» Short problem: Gather each line in the entries that includes the string "this".

» Data:

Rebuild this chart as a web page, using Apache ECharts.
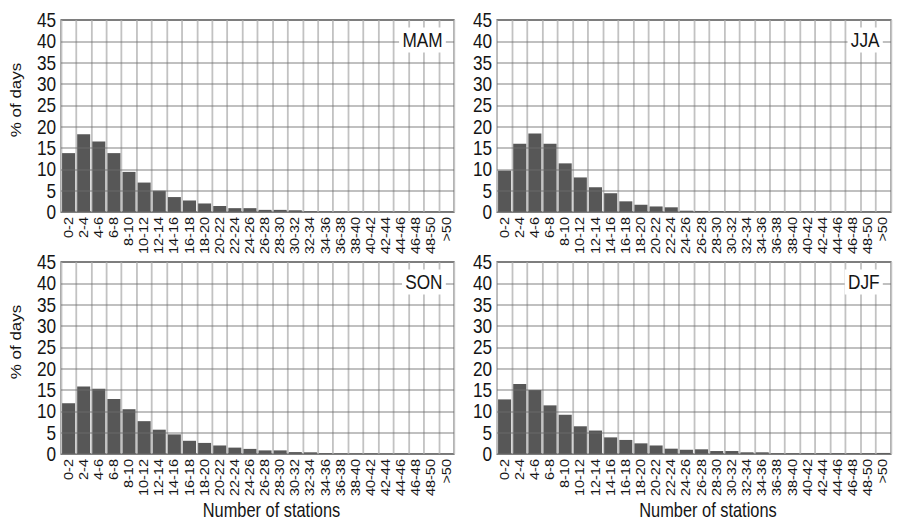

--

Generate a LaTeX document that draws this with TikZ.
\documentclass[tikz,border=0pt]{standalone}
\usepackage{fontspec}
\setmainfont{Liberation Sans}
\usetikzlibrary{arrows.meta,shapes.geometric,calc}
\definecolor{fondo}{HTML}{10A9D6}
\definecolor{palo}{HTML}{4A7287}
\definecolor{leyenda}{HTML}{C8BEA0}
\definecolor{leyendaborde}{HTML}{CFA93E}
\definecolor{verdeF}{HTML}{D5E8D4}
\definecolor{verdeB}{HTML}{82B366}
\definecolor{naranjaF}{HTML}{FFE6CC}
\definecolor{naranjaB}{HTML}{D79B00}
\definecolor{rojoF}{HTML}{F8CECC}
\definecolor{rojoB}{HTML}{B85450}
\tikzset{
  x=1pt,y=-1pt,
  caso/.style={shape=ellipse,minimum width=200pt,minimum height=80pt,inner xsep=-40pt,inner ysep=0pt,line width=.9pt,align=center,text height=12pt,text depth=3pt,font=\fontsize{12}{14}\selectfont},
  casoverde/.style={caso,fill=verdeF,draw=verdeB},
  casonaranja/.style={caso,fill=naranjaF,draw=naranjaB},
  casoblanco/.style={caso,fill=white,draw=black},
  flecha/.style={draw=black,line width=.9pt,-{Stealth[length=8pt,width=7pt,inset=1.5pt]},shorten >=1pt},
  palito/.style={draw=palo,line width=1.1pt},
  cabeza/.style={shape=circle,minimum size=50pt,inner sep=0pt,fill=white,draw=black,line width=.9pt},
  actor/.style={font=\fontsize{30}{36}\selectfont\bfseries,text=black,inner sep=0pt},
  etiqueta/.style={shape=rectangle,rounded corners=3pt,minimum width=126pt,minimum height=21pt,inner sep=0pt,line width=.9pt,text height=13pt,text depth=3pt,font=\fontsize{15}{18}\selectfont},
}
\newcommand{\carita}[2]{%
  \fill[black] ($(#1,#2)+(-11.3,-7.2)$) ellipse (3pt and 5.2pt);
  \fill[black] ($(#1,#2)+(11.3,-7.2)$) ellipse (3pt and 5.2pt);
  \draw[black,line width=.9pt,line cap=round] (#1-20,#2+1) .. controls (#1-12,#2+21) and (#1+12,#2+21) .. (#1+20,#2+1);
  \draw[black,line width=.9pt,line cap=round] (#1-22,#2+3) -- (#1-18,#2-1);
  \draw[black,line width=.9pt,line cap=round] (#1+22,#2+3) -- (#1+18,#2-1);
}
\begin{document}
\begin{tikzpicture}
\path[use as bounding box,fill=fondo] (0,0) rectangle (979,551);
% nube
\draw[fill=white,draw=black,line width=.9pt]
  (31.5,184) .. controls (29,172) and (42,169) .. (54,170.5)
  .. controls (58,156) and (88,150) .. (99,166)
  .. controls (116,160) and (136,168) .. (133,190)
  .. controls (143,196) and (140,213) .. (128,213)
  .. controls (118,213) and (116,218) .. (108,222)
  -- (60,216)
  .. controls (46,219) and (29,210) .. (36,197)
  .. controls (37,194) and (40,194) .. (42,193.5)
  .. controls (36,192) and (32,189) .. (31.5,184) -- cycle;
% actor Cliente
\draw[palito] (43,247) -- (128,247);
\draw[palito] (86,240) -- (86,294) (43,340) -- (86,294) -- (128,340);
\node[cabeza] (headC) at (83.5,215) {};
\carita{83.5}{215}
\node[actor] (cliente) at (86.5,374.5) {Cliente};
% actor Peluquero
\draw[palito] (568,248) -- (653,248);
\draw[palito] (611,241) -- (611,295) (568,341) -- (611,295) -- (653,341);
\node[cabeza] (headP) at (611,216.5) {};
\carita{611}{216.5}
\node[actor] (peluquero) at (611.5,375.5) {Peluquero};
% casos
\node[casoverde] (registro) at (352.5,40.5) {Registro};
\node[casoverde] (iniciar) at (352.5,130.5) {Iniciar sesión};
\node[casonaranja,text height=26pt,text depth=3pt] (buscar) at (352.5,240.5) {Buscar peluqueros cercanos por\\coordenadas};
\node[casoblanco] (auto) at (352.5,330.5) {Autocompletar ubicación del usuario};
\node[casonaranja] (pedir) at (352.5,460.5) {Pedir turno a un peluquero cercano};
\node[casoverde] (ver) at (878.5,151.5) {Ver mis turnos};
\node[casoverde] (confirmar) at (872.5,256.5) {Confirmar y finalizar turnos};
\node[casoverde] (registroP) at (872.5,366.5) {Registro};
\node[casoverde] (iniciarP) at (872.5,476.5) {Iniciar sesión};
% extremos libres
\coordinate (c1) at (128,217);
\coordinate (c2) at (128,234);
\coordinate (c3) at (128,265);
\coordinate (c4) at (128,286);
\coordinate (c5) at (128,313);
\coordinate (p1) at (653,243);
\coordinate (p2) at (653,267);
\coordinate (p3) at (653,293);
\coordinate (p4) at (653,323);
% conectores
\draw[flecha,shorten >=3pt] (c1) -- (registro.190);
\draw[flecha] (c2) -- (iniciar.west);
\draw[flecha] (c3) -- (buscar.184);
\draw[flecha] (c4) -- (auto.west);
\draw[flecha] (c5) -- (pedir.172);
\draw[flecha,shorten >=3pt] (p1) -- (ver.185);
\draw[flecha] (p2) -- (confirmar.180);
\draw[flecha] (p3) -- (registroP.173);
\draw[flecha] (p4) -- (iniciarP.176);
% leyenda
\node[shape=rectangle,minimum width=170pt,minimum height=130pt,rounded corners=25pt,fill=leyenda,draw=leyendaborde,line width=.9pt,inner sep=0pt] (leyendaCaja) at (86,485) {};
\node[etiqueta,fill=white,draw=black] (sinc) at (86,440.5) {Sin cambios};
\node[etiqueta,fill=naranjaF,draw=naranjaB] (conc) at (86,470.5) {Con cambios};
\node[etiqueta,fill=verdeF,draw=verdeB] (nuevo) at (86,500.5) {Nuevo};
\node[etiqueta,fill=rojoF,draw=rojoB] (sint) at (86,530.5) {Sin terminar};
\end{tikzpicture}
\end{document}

» Exercise solution:
Rebuild this chart as a web page, using Apache ECharts.
Generate a LaTeX document that draws this with TikZ.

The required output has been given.